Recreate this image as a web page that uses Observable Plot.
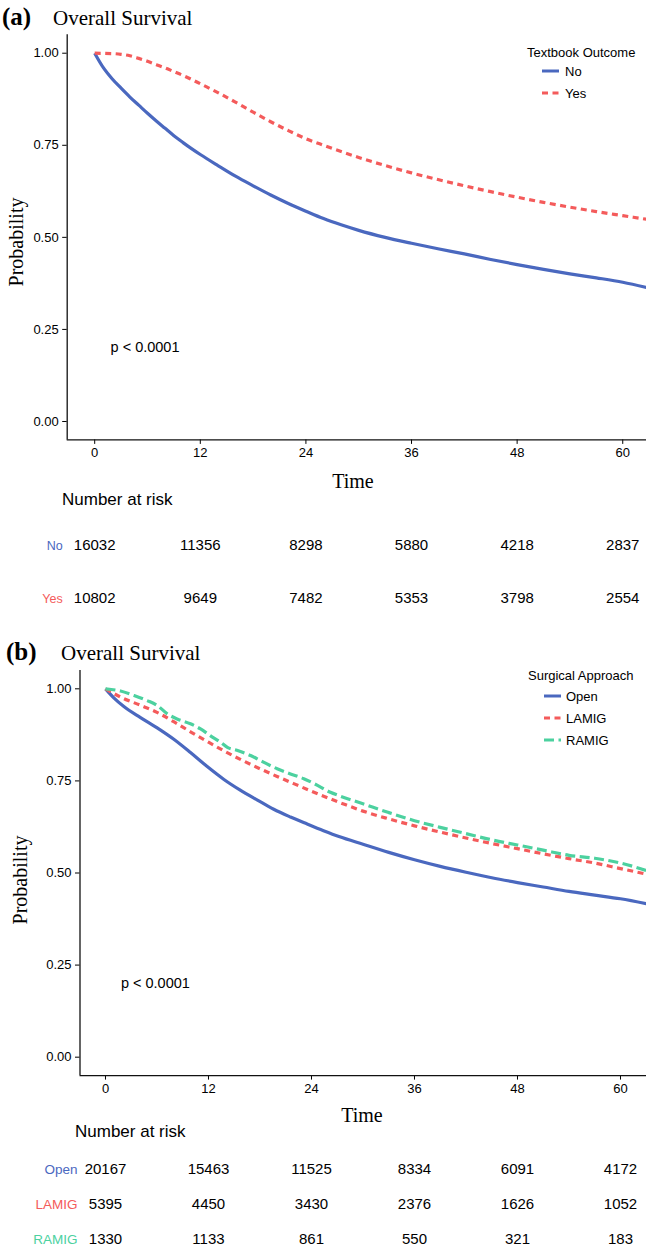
<!DOCTYPE html>
<html>
<head>
<meta charset="utf-8">
<script src="https://cdn.jsdelivr.net/npm/d3@7"></script>
<script src="https://cdn.jsdelivr.net/npm/@observablehq/plot@0.6"></script>
<style>
  html, body { margin: 0; padding: 0; background: #fff; }
  #root { position: relative; width: 646px; height: 1249px; overflow: hidden; background: #fff; }
  #root > svg { position: absolute; left: 0; }
</style>
</head>
<body>
<div id="root"></div>
<script>
// ---------------- DATA ----------------
const xTicks = [0, 12, 24, 36, 48, 60];
const yTicks = [0, 0.25, 0.5, 0.75, 1];
const pvalText = "p < 0.0001";

// Panel (a): Textbook Outcome
const legendTitleA = "Textbook Outcome";
const groupsA = ["No", "Yes"];
const tNo  = [0, 1, 2, 3, 4, 5, 6, 7, 8, 9, 10, 11, 12, 14, 16, 18, 20, 22, 24, 26, 28, 30, 33, 36, 39, 42, 45, 48, 51, 54, 57, 60, 63];
const sNo  = [1, 0.960, 0.930, 0.905, 0.881, 0.859, 0.837, 0.816, 0.796, 0.776, 0.758, 0.741, 0.725, 0.695, 0.666, 0.640, 0.615, 0.592, 0.571, 0.551, 0.534, 0.519, 0.500, 0.484, 0.469, 0.455, 0.440, 0.426, 0.413, 0.401, 0.390, 0.378, 0.362];
const tYes = [0, 2, 3, 4, 5, 6, 7, 8, 9, 10, 11, 12, 14, 16, 18, 20, 22, 24, 26, 28, 30, 33, 36, 39, 42, 45, 48, 51, 54, 57, 60, 63];
const sYes = [1, 0.999, 0.997, 0.993, 0.986, 0.978, 0.969, 0.960, 0.950, 0.940, 0.929, 0.917, 0.893, 0.867, 0.840, 0.814, 0.790, 0.768, 0.750, 0.733, 0.717, 0.695, 0.675, 0.657, 0.640, 0.624, 0.609, 0.595, 0.582, 0.570, 0.559, 0.548];
const riskNo  = [16032, 11356, 8298, 5880, 4218, 2837];
const riskYes = [10802, 9649, 7482, 5353, 3798, 2554];

// Panel (b): Surgical Approach
const legendTitleB = "Surgical Approach";
const groupsB = ["Open", "LAMIG", "RAMIG"];
const tOpen  = [0, 1, 2.14, 4.08, 6.02, 7.96, 9.9, 11.85, 13.8, 15.7, 17.7, 19.6, 21.55, 23.5, 25.4, 27.2, 30, 33, 36, 39, 42, 45, 48, 51, 54, 57, 60, 63];
const sOpen  = [1, 0.975, 0.952, 0.922, 0.894, 0.863, 0.827, 0.789, 0.754, 0.725, 0.698, 0.673, 0.652, 0.633, 0.615, 0.599, 0.578, 0.556, 0.536, 0.518, 0.502, 0.487, 0.474, 0.462, 0.450, 0.440, 0.430, 0.417];
const tLAMIG = [0, 2, 4, 6, 8, 10, 12, 14, 16, 18, 20, 22, 24, 26, 28, 30, 33, 36, 39, 42, 45, 48, 51, 54, 57, 60, 63];
const sLAMIG = [1, 0.975, 0.956, 0.936, 0.910, 0.882, 0.855, 0.829, 0.805, 0.783, 0.762, 0.742, 0.722, 0.703, 0.685, 0.668, 0.647, 0.628, 0.611, 0.595, 0.580, 0.566, 0.552, 0.539, 0.527, 0.512, 0.497];
const tRAMIG = [0, 1.75, 3.3, 4.86, 6.02, 7.2, 8.35, 9.9, 11.07, 12.2, 13.4, 14.2, 15.3, 16.9, 18.4, 20, 21.55, 23.1, 24.7, 26.2, 27.2, 30, 33, 36, 39, 42, 45, 48, 51, 54, 57, 60, 63];
const sRAMIG = [1, 0.994, 0.982, 0.968, 0.955, 0.932, 0.918, 0.905, 0.891, 0.873, 0.855, 0.841, 0.833, 0.819, 0.801, 0.783, 0.769, 0.756, 0.738, 0.719, 0.710, 0.688, 0.664, 0.642, 0.624, 0.607, 0.590, 0.576, 0.562, 0.548, 0.540, 0.527, 0.507];
const riskOpen  = [20167, 15463, 11525, 8334, 6091, 4172];
const riskLAMIG = [5395, 4450, 3430, 2376, 1626, 1052];
const riskRAMIG = [1330, 1133, 861, 550, 321, 183];

// ---------------- STYLE ----------------
const SANS = "'Liberation Sans', Arial, Helvetica, sans-serif";
const SERIF = "'Liberation Serif', 'Times New Roman', Times, serif";
const BLUE = "#4A68BF", RED = "#F45B5B", GREEN = "#4CD19F";
const DASH_RED = "6,4.5", DASH_GREEN = "10,4.5";

const root = document.getElementById("root");

function survPlot(cfg) {
  const marks = [
    Plot.axisY({ticks: yTicks, tickFormat: d => d.toFixed(2), tickSize: 4.5, tickPadding: 4, fontSize: 13, label: null}),
    Plot.axisX({ticks: xTicks, tickSize: 4.5, tickPadding: 3.5, fontSize: 13, label: null}),
    Plot.ruleX([cfg.xDomain[0]], {stroke: "#111", strokeWidth: 1.3}),
    Plot.ruleY([-0.05], {stroke: "#111", strokeWidth: 1.3})
  ];
  cfg.series.forEach(s => {
    const rows = s.t.map((t, i) => ({t, s: s.s[i]}));
    marks.push(Plot.line(rows, {x: "t", y: "s", stroke: s.color, strokeWidth: 3.2,
      strokeDasharray: s.dash, strokeLinecap: "butt", curve: "monotone-x", clip: true}));
  });
  marks.push(Plot.text([pvalText], {x: () => cfg.pval[0], y: () => cfg.pval[1], text: d => d,
    textAnchor: "start", fontSize: 14.5, fill: "#000"}));
  const svg = Plot.plot({
    width: 646, height: cfg.height,
    marginLeft: cfg.marginLeft, marginRight: 0, marginTop: cfg.marginTop, marginBottom: cfg.marginBottom,
    x: {domain: cfg.xDomain},
    y: {domain: [-0.05, 1.05]},
    style: {fontFamily: SANS, color: "#000", background: "transparent", overflow: "visible"},
    marks
  });
  svg.style.top = cfg.top + "px";
  root.appendChild(svg);
}

function riskPlot(cfg) {
  const rows = [];
  cfg.groups.forEach((g, gi) => xTicks.forEach((t, i) => rows.push({g, t, n: cfg.counts[gi][i]})));
  const marks = [Plot.text(rows, {x: "t", y: "g", text: d => String(d.n), fontSize: 15, fill: "#000"})];
  cfg.groups.forEach((g, gi) => {
    marks.push(Plot.text([g], {x: () => cfg.xDomain[0], y: d => d, text: d => d, textAnchor: "end",
      dx: cfg.labelDx, fill: cfg.colors[gi], fontSize: cfg.labelSize}));
  });
  const svg = Plot.plot({
    width: 646, height: cfg.height,
    marginLeft: cfg.marginLeft, marginRight: 0, marginTop: cfg.marginTop, marginBottom: cfg.marginBottom,
    x: {domain: cfg.xDomain, axis: null},
    y: {type: "point", domain: cfg.groups, padding: 0, axis: null},
    style: {fontFamily: SANS, color: "#000", background: "transparent", overflow: "visible"},
    marks
  });
  svg.style.top = cfg.top + "px";
  root.appendChild(svg);
}

const xDomainA = [-3.125, 62.7];
const xDomainB = [-2.97, 63.03];

survPlot({top: 0, height: 470, marginLeft: 66.7, marginTop: 34.3, marginBottom: 30.6, xDomain: xDomainA,
  pval: [1.8, 0.2],
  series: [
    {t: tNo, s: sNo, color: BLUE, dash: null},
    {t: tYes, s: sYes, color: RED, dash: DASH_RED}
  ]});
riskPlot({top: 520, height: 100, marginLeft: 66.7, marginTop: 25, marginBottom: 22, xDomain: xDomainA,
  groups: groupsA, counts: [riskNo, riskYes], colors: [BLUE, RED], labelDx: -4.5, labelSize: 12.5});

survPlot({top: 640, height: 460, marginLeft: 79.5, marginTop: 29.9, marginBottom: 24.9, xDomain: xDomainB,
  pval: [1.8, 0.2],
  series: [
    {t: tOpen, s: sOpen, color: BLUE, dash: null},
    {t: tLAMIG, s: sLAMIG, color: RED, dash: DASH_RED},
    {t: tRAMIG, s: sRAMIG, color: GREEN, dash: DASH_GREEN}
  ]});
riskPlot({top: 1140, height: 109, marginLeft: 79.5, marginTop: 28, marginBottom: 10, xDomain: xDomainB,
  groups: groupsB, counts: [riskOpen, riskLAMIG, riskRAMIG], colors: [BLUE, RED, GREEN], labelDx: -2.5, labelSize: 13.5});

// ---------------- ANNOTATIONS (titles, axis titles, legends) ----------------
const NS = "http://www.w3.org/2000/svg";
const ov = document.createElementNS(NS, "svg");
ov.setAttribute("width", 646); ov.setAttribute("height", 1249);
ov.style.top = "0px"; ov.style.pointerEvents = "none";
root.appendChild(ov);
function txt(x, y, s, o = {}) {
  const t = document.createElementNS(NS, "text");
  t.setAttribute("x", x); t.setAttribute("y", y);
  t.setAttribute("font-family", o.family || SANS);
  t.setAttribute("font-size", o.size || 13);
  if (o.weight) t.setAttribute("font-weight", o.weight);
  if (o.anchor) t.setAttribute("text-anchor", o.anchor);
  if (o.transform) t.setAttribute("transform", o.transform);
  t.setAttribute("fill", o.fill || "#000");
  t.textContent = s;
  ov.appendChild(t);
}
function seg(x1, x2, y, color, dash) {
  const l = document.createElementNS(NS, "line");
  l.setAttribute("x1", x1); l.setAttribute("x2", x2); l.setAttribute("y1", y); l.setAttribute("y2", y);
  l.setAttribute("stroke", color); l.setAttribute("stroke-width", 3);
  if (dash) l.setAttribute("stroke-dasharray", dash);
  ov.appendChild(l);
}

// Panel a
txt(2, 25, "(a)", {family: SERIF, size: 25, weight: "bold"});
txt(53, 25, "Overall Survival", {family: SERIF, size: 21});
txt(0, 0, "Probability", {family: SERIF, size: 20, anchor: "middle", transform: "translate(23,242) rotate(-90)"});
txt(353, 488, "Time", {family: SERIF, size: 20, anchor: "middle"});
txt(62, 505, "Number at risk", {size: 17});
txt(527, 56.5, legendTitleA, {size: 13});
seg(542, 559, 71, BLUE, null); txt(565, 75.5, groupsA[0], {size: 13});
seg(542, 559, 93, RED, DASH_RED); txt(565, 97.5, groupsA[1], {size: 13});

// Panel b
txt(6, 660, "(b)", {family: SERIF, size: 25, weight: "bold"});
txt(61, 660, "Overall Survival", {family: SERIF, size: 21});
txt(0, 0, "Probability", {family: SERIF, size: 20, anchor: "middle", transform: "translate(27,880) rotate(-90)"});
txt(362, 1122, "Time", {family: SERIF, size: 20, anchor: "middle"});
txt(75, 1137, "Number at risk", {size: 17});
txt(528, 679.5, legendTitleB, {size: 13});
seg(544, 561, 696, BLUE, null); txt(566, 700.5, groupsB[0], {size: 13});
seg(544, 561, 718, RED, DASH_RED); txt(566, 722.5, groupsB[1], {size: 13});
seg(544, 561, 740, GREEN, DASH_GREEN); txt(566, 744.5, groupsB[2], {size: 13});
</script>
</body>
</html>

────────────────────────────────────────

* [Requirements] Starting at the top of the listing above, reproduce each line up to and including the one with "const riskYes = [10802, 9649, 7482, 5353, 3798, 2554];"; omit the pictures.

* [Response]
Recreate this image as a web page that uses Observable Plot.
<!DOCTYPE html>
<html>
<head>
<meta charset="utf-8">
<script src="https://cdn.jsdelivr.net/npm/d3@7"></script>
<script src="https://cdn.jsdelivr.net/npm/@observablehq/plot@0.6"></script>
<style>
  html, body { margin: 0; padding: 0; background: #fff; }
  #root { position: relative; width: 646px; height: 1249px; overflow: hidden; background: #fff; }
  #root > svg { position: absolute; left: 0; }
</style>
</head>
<body>
<div id="root"></div>
<script>
// ---------------- DATA ----------------
const xTicks = [0, 12, 24, 36, 48, 60];
const yTicks = [0, 0.25, 0.5, 0.75, 1];
const pvalText = "p < 0.0001";

// Panel (a): Textbook Outcome
const legendTitleA = "Textbook Outcome";
const groupsA = ["No", "Yes"];
const tNo  = [0, 1, 2, 3, 4, 5, 6, 7, 8, 9, 10, 11, 12, 14, 16, 18, 20, 22, 24, 26, 28, 30, 33, 36, 39, 42, 45, 48, 51, 54, 57, 60, 63];
const sNo  = [1, 0.960, 0.930, 0.905, 0.881, 0.859, 0.837, 0.816, 0.796, 0.776, 0.758, 0.741, 0.725, 0.695, 0.666, 0.640, 0.615, 0.592, 0.571, 0.551, 0.534, 0.519, 0.500, 0.484, 0.469, 0.455, 0.440, 0.426, 0.413, 0.401, 0.390, 0.378, 0.362];
const tYes = [0, 2, 3, 4, 5, 6, 7, 8, 9, 10, 11, 12, 14, 16, 18, 20, 22, 24, 26, 28, 30, 33, 36, 39, 42, 45, 48, 51, 54, 57, 60, 63];
const sYes = [1, 0.999, 0.997, 0.993, 0.986, 0.978, 0.969, 0.960, 0.950, 0.940, 0.929, 0.917, 0.893, 0.867, 0.840, 0.814, 0.790, 0.768, 0.750, 0.733, 0.717, 0.695, 0.675, 0.657, 0.640, 0.624, 0.609, 0.595, 0.582, 0.570, 0.559, 0.548];
const riskNo  = [16032, 11356, 8298, 5880, 4218, 2837];
const riskYes = [10802, 9649, 7482, 5353, 3798, 2554];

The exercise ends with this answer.